Gatineau et Ontario sans fumée
Juin 2003 - No 45
Selon un sondage SOM commandité par Radio-Canada et le quotidien Le Droit, 69 % des résidants de Gatineau approuveraient une interdiction totale de fumer dans les lieux publics intérieurs, tels les restaurants et les bars, comme celle en vigueur avec succès à Ottawa depuis le 1er août 2001.
Rappelons que Gatineau est cette nouvelle grande ville de 230 000 habitants née en janvier 2002 de la fusion de cinq municipalités québécoises, dont Hull, situées face à Ottawa de l’autre côté de la rivière des Outaouais. Cet appui impressionnant dépasse même celui obtenu lors des sondages à Ottawa, avant ou peu après sa transformation en ville sans fumée, lequel appui variait de 55 à 65 %.
Bien qu’il ne souhaite pas voir sa municipalité s’engager dans la protection des non-fumeurs, le maire de Gatineau, Yves Ducharme, n’est pas étonné du support des citoyens. « Je ne suis pas surpris parce que je crois que ça correspond au nombre grandissant de non-fumeurs dans la société, a-t-il déclaré au Droit fin avril. Mais ce n’est pas notre juridiction. Le gouvernement du Québec doit prendre ses responsabilités et y mettre l’argent nécessaire. Il doit éviter de transférer, une fois de plus, des responsabilités aux municipalités sans leur donner les moyens de les assumer.
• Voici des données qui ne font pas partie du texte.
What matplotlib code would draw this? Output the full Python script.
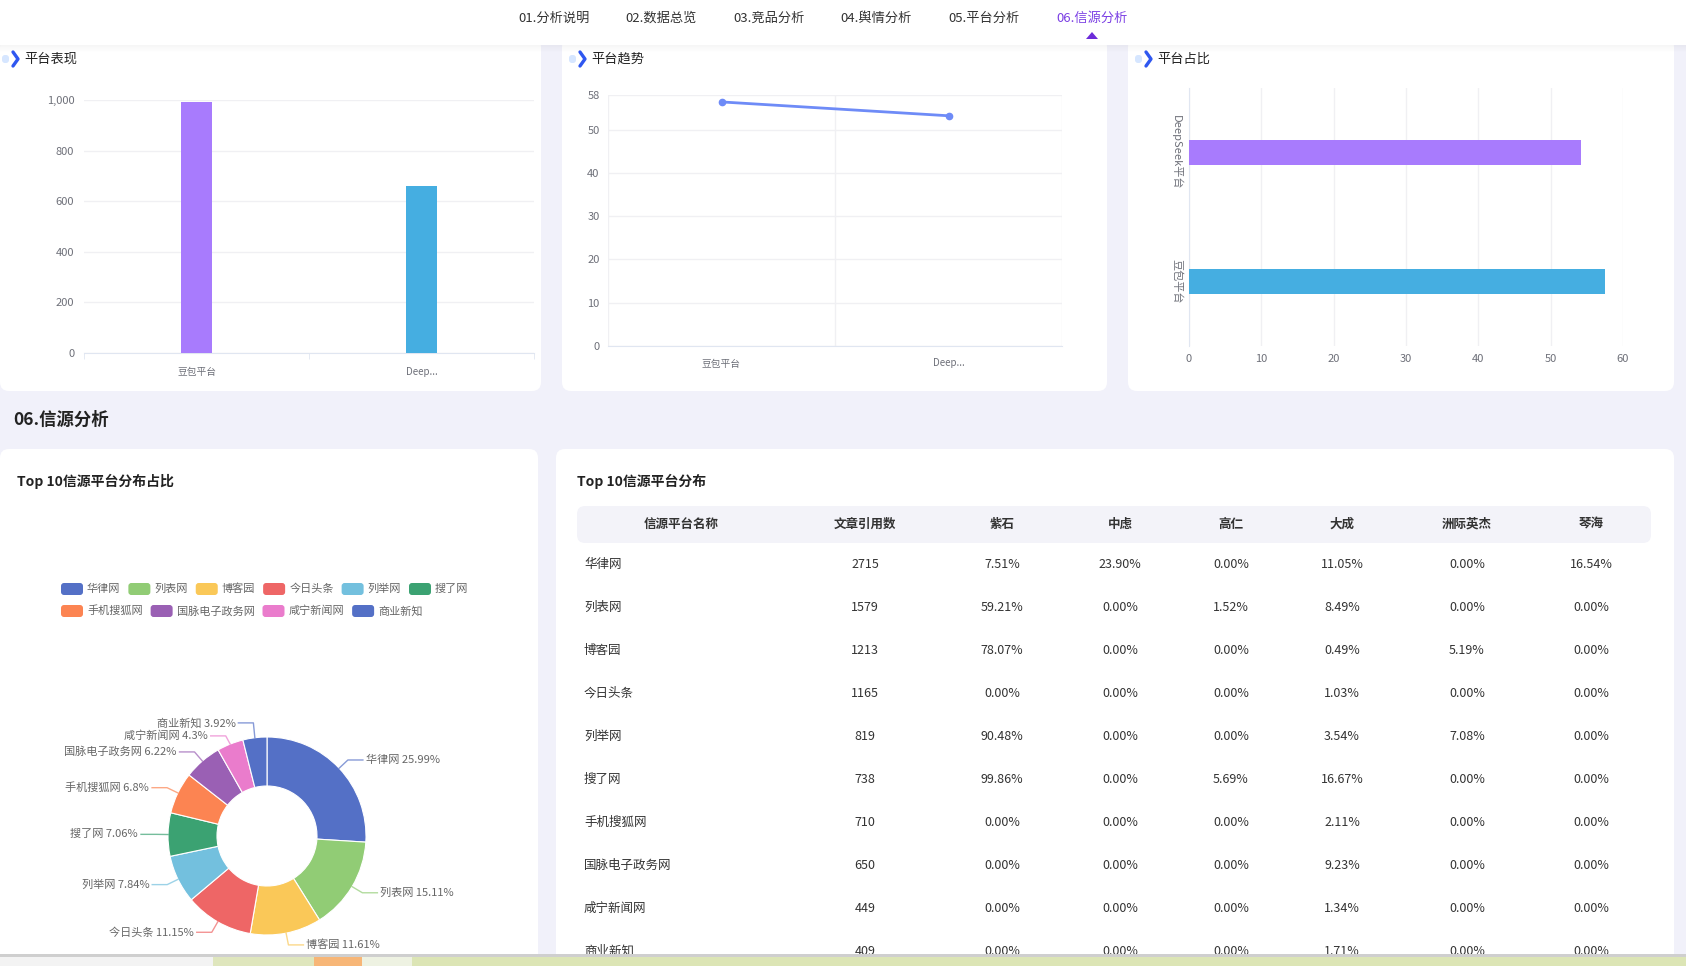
import numpy as np
import matplotlib
matplotlib.use("Agg")
import matplotlib.pyplot as plt
from matplotlib.patches import Rectangle, FancyBboxPatch, Polygon
from matplotlib.ticker import StrMethodFormatter

plt.rcParams['font.family'] = ['Noto Sans CJK SC', 'DejaVu Sans']

# ---- 数据 ----
nav_items = ['01.分析说明', '02.数据总览', '03.竞品分析', '04.舆情分析', '05.平台分析', '06.信源分析']
platforms = ['豆包平台', 'Deep...']
perf_vals = [992, 660]
trend_vals = [56.4, 53.2]
share_labels = ['豆包平台', 'DeepSeek平台']
share_vals = [57.5, 54.2]

src_names = ['华律网', '列表网', '博客园', '今日头条', '列举网', '搜了网',
             '手机搜狐网', '国脉电子政务网', '咸宁新闻网', '商业新知']
src_counts = [2715, 1579, 1213, 1165, 819, 738, 710, 650, 449, 409]
col_names = ['信源平台名称', '文章引用数', '紫石', '中虑', '高仁', '大成', '洲际英杰', '琴海']
zishi = [7.51, 59.21, 78.07, 0, 90.48, 99.86, 0, 0, 0, 0]
zhonglv = [23.90, 0, 0, 0, 0, 0, 0, 0, 0, 0]
gaoren = [0, 1.52, 0, 0, 0, 5.69, 0, 0, 0, 0]
dacheng = [11.05, 8.49, 0.49, 1.03, 3.54, 16.67, 2.11, 9.23, 1.34, 1.71]
zhouji = [0, 0, 5.19, 0, 7.08, 0, 0, 0, 0, 0]
qinhai = [16.54, 0, 0, 0, 0, 0, 0, 0, 0, 0]

# ---- 样式 ----
BG = '#f1f1fa'
PURPLE = '#a87bfd'
BLUE = '#45aee1'
LINE = '#6e8bf7'
AXC = '#6e7079'
GRID = '#f0f0f3'
palette = ['#5470c6', '#91cc75', '#fac858', '#ee6666', '#73c0de',
           '#3ba272', '#fc8452', '#9a60b4', '#ea7ccc']
pie_colors = [palette[i % len(palette)] for i in range(len(src_names))]

W, H = 1686, 966
fig = plt.figure(figsize=(W / 100, H / 100), dpi=100)


def box(l, t, r, b):
    return [l / W, 1 - b / H, (r - l) / W, (b - t) / H]


def percents(vals, digits=2):
    # 最大余数法，和为100
    scale = 10 ** digits
    seats = [v / sum(vals) * 100 * scale for v in vals]
    out = [int(np.floor(s)) for s in seats]
    rem = [s - o for s, o in zip(seats, out)]
    while sum(out) < 100 * scale:
        k = int(np.argmax(rem))
        out[k] += 1
        rem[k] = -1
    return [o / scale for o in out]


bg = fig.add_axes([0, 0, 1, 1])
bg.set_xlim(0, W)
bg.set_ylim(H, 0)
bg.axis('off')
bg.add_patch(Rectangle((0, 0), W, H, fc=BG, ec='none'))

for l, t, r, b in [(0, 38, 541, 391), (562, 38, 1107, 391), (1128, 38, 1674, 391),
                   (0, 449, 538, 985), (556, 449, 1674, 985)]:
    bg.add_patch(FancyBboxPatch((l, t), r - l, b - t,
                                boxstyle='round,pad=0,rounding_size=9',
                                fc='white', ec='none'))

# 顶部导航
bg.add_patch(Rectangle((0, 0), W, 45, fc='white', ec='none', zorder=3))
for k in range(7):
    bg.add_patch(Rectangle((0, 45 + k), W, 1, fc='#000000', ec='none',
                           alpha=0.035 * (7 - k) / 7, zorder=3))
nav_x = [554, 661, 769, 876, 984, 1092]
for i, (name, x) in enumerate(zip(nav_items, nav_x)):
    active = i == len(nav_items) - 1
    bg.text(x, 18, name, ha='center', va='center', fontsize=9.5,
            color='#7b3fe4' if active else '#333333', zorder=4)
bg.add_patch(Polygon([[1086, 39], [1098, 39], [1092, 32]], closed=True,
                     fc='#6c2bd9', ec='none', zorder=4))


def chevron(x, y, title):
    bg.add_patch(FancyBboxPatch((x - 11, y - 4), 7, 8,
                                boxstyle='round,pad=0,rounding_size=3',
                                fc='#d6e6ff', ec='none', zorder=4))
    bg.plot([x, x + 5, x], [y - 7, y, y + 7], color='#2f57f0', lw=2.4,
            solid_capstyle='round', zorder=5)
    bg.text(x + 11, y, title, ha='left', va='center', fontsize=9.5,
            color='#222222', zorder=5)


chevron(13, 59, '平台表现')
chevron(580, 59, '平台趋势')
chevron(1146, 59, '平台占比')


def style(ax):
    for s in ax.spines.values():
        s.set_visible(False)
    ax.tick_params(colors=AXC, labelsize=8, length=0)
    ax.set_facecolor('none')


# ---- 平台表现 ----
ax1 = fig.add_axes(box(84, 100, 534, 353))
style(ax1)
x = np.arange(len(platforms))
ax1.bar(x, perf_vals, width=0.135, color=[PURPLE, BLUE], zorder=3)
ax1.set_xlim(-0.5, 1.5)
ax1.set_ylim(0, 1000)
ax1.set_yticks(range(0, 1001, 200))
ax1.yaxis.set_major_formatter(StrMethodFormatter('{x:,.0f}'))
ax1.set_xticks(x)
ax1.set_xticklabels(platforms, fontsize=7)
ax1.set_xticks([-0.5, 0.5, 1.5], minor=True)
ax1.tick_params(axis='x', which='minor', length=4, color='#e0e6f1')
ax1.tick_params(axis='x', pad=10)
ax1.tick_params(axis='y', pad=7)
ax1.grid(axis='y', color=GRID, lw=1, zorder=0)
ax1.spines['bottom'].set_visible(True)
ax1.spines['bottom'].set_color('#e0e6f1')

# ---- 平台趋势 ----
ax2 = fig.add_axes(box(608, 95, 1062, 346))
style(ax2)
ax2.plot(x, trend_vals, color=LINE, lw=2, marker='o', markersize=4.5, zorder=3)
ax2.set_xlim(-0.5, 1.5)
ax2.set_ylim(0, 58)
ax2.set_yticks([0, 10, 20, 30, 40, 50, 58])
ax2.set_xticks(x)
ax2.set_xticklabels(platforms, fontsize=7)
ax2.tick_params(axis='x', pad=9)
ax2.tick_params(axis='y', pad=6)
ax2.grid(axis='y', color=GRID, lw=1, zorder=0)
for b in [-0.5, 0.5, 1.5]:
    ax2.axvline(b, color=GRID, lw=1, zorder=0)
ax2.spines['bottom'].set_visible(True)
ax2.spines['bottom'].set_color('#e0e6f1')

# ---- 平台占比 ----
ax3 = fig.add_axes(box(1189, 88, 1623, 346))
style(ax3)
y = np.arange(len(share_labels))
ax3.barh(y, share_vals, height=0.2, color=[BLUE, PURPLE], zorder=3)
ax3.set_xlim(0, 60)
ax3.set_ylim(-0.5, 1.5)
ax3.set_xticks(range(0, 61, 10))
ax3.set_yticks(y)
ax3.set_yticklabels(share_labels, rotation=-90, va='center', fontsize=8)
ax3.tick_params(axis='x', labelsize=8, pad=6)
ax3.tick_params(axis='y', pad=5)
ax3.grid(axis='x', color=GRID, lw=1, zorder=0)
ax3.spines['left'].set_visible(True)
ax3.spines['left'].set_color('#e0e6f1')

# ---- 06.信源分析 ----
bg.text(13, 420, '06.信源分析', ha='left', va='center', fontsize=12.5,
        fontweight='bold', color='#222222')
bg.text(17, 481, 'Top 10信源平台分布占比', ha='left', va='center', fontsize=10,
        fontweight='bold', color='#222222')
bg.text(577, 481, 'Top 10信源平台分布', ha='left', va='center', fontsize=10,
        fontweight='bold', color='#222222')

# 图例
renderer = fig.canvas.get_renderer()
rows = [range(0, 6), range(6, 10)]
for row, ly in zip(rows, [589, 611]):
    lx = 61
    for i in row:
        bg.add_patch(FancyBboxPatch((lx, ly - 6), 22, 12,
                                    boxstyle='round,pad=0,rounding_size=3',
                                    fc=pie_colors[i], ec='none'))
        t = bg.text(lx + 26, ly, src_names[i], ha='left', va='center',
                    fontsize=8, color='#666666')
        lx += 26 + t.get_window_extent(renderer).width + 8

# 环形图
axp = fig.add_axes(box(0, 449, 538, 955))
cx, cy, R = 267, 955 - 836, 99
wedges, _ = axp.pie(src_counts, colors=pie_colors, startangle=90, counterclock=False,
                    center=(cx, cy), radius=R,
                    wedgeprops=dict(width=49, edgecolor='white', linewidth=0.8))
axp.set_xlim(0, 538)
axp.set_ylim(0, 506)
axp.set_aspect('equal')
axp.axis('off')

pcts = percents(src_counts)
labs = []
for i, w in enumerate(wedges):
    a = np.deg2rad((w.theta1 + w.theta2) / 2)
    pct = ('%.2f' % pcts[i]).rstrip('0').rstrip('.')
    labs.append(dict(i=i, side=1 if np.cos(a) >= 0 else -1,
                     ex=cx + R * np.cos(a), ey=cy + R * np.sin(a),
                     ax=cx + (R + 12) * np.cos(a), ay=cy + (R + 12) * np.sin(a),
                     text=f'{src_names[i]} {pct}%'))

for side in (1, -1):
    grp = sorted([d for d in labs if d['side'] == side], key=lambda d: d['ay'])
    for _ in range(60):
        for j in range(len(grp) - 1):
            gap = grp[j + 1]['ay'] - grp[j]['ay']
            if gap < 13:
                grp[j]['ay'] -= (13 - gap) / 2
                grp[j + 1]['ay'] += (13 - gap) / 2

for d in labs:
    c = pie_colors[d['i']]
    s = d['side']
    axp.plot([d['ex'], d['ax'], d['ax'] + s * 15], [d['ey'], d['ay'], d['ay']],
             color=c, lw=1, alpha=0.7)
    axp.text(d['ax'] + s * 18, d['ay'], d['text'], ha='left' if s > 0 else 'right',
             va='center', fontsize=8, color='#666666')

# 表格
axt = fig.add_axes(box(556, 449, 1674, 955))
axt.set_xlim(556, 1674)
axt.set_ylim((955 - 564.5) / 43, (449 - 564.5) / 43)
axt.axis('off')
head_y = (524.5 - 564.5) / 43
axt.add_patch(FancyBboxPatch((577, head_y - 0.43), 1074, 0.86,
                             boxstyle='round,pad=0,rounding_size=8',
                             mutation_aspect=1 / 43, fc='#f3f3f9', ec='none'))
col_x = [681, 865, 1002, 1120, 1231, 1342, 1467, 1591]
for name, cxp in zip(col_names, col_x):
    axt.text(cxp, head_y, name, ha='center', va='center', fontsize=9,
             fontweight='bold', color='#333333')

pct_cols = [zishi, zhonglv, gaoren, dacheng, zhouji, qinhai]
for r in range(len(src_names)):
    axt.text(584, r, src_names[r], ha='left', va='center', fontsize=9,
             color='#333333', clip_on=True)
    axt.text(col_x[1], r, str(src_counts[r]), ha='center', va='center',
             fontsize=9, color='#333333', clip_on=True)
    for k, col in enumerate(pct_cols):
        axt.text(col_x[k + 2], r, '%.2f%%' % col[r], ha='center', va='center',
                 fontsize=9, color='#333333', clip_on=True)

# 底部截图边缘
top = fig.add_axes([0, 0, 1, 1])
top.set_xlim(0, W)
top.set_ylim(H, 0)
top.axis('off')
top.add_patch(Rectangle((0, 954), W, 2.5, fc='#cfcfcf', ec='none'))
for x0, x1, col in [(0, 213, '#f3f3f3'), (213, 314, '#dfe6bd'), (314, 362, '#f7b677'),
                    (362, 412, '#eef2e2'), (412, W, '#dce5b5')]:
    top.add_patch(Rectangle((x0, 956.5), x1 - x0, 10, fc=col, ec='none'))

fig.savefig('out.png', dpi=100)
Un tel règlement coûte cher car il faut pouvoir l’appliquer et il sera contesté en cour, c’est certain. » Le maire Ducharme croit qu’un sondage effectué à la grandeur du Québec donnerait une meilleure idée de l’opinion de l’ensemble des Québécois, ce qui aurait plus d’influence sur le nouveau gouvernement libéral.
Bien avant la tenue d’un éventuel sondage panquébécois, les citoyens de Gatineau ont encore été interrogés sur leur appui à un règlement antitabac sévère, cette fois par des chercheurs de l’Université du Québec en Outaouais. Les résultats de ce sondage seront dévoilés en juin par ses promoteurs, la Commission Gatineau Ville en santé et la Direction de la santé publique de l’Outaouais.
Les citoyens de Gatineau ont sans doute eu l’occasion d’apprécier l’air assaini des restaurants de la capitale. Ils ont aussi pu constater que l’ensemble des restaurants d’Ottawa, de même que la plupart des bars de qualité, font toujours de bonnes affaires.
L’Ontario bientôt sans tabac
Il est probable que, à court ou moyen terme, la province de l’Ontario bannisse le tabac dans l’ensemble de ses bars et restaurants, si on se fie aux propos de l’actuel ministre de la santé, Tony Clement, et surtout au nouveau programme de l’opposition officielle, le Parti libéral.
En réaction à une sortie fort médiatisée de l’Association médicale de l’Ontario (AMO) en février, réclamant l’interdiction de fumer dans tous les lieux publics intérieurs, le ministre Clement a déclaré que cette proposition méritait une haute considération. Tout en signalant que 70 % de la population ontarienne profitait déjà de règlements municipaux en la matière, il a révélé avoir demandé une révision complète de la stratégie provinciale antitabac. Ce plan inclurait notamment de nouvelles taxes sur le tabac. « Jusqu’à 2 600 personnes décèdent chaque année en Ontario à cause de la fumée secondaire. Ces décès sont évitables à 100 % », avait pour sa part fait valoir le président de l’AMO, le Dr Elliot Halparin.
Encore plus prometteuse que les propos du ministre Clement, la plate-forme électorale du Parti libéral de l’Ontario contient un solide programme antitabac. Au terme de huit années de régime conservateur, les libéraux sont favoris dans les sondages, en vue des élections provinciales attendues pour l’automne prochain. Fin mars, le Parti libéral a dévoilé son programme en matière de santé, un cahier de 24 pages intitulé The health care we need, dont une section était consacrée à la stratégie contre le tabagisme.
Ambitieux, le programme antitabac des libéraux ontariens est formé de six points très clairs :
- hausses de taxation (pour éloigner les enfants du tabac);
- interdiction des étalages du tabac dans les points de vente;
- interdiction de fumer dans tous les endroits publics intérieurs dans un délai de trois ans;
- subvention des aides pharmacologiques à l’arrêt tabagique;
- campagnes antitabac créées par des jeunes;
- aide pour abandonner la culture du tabac.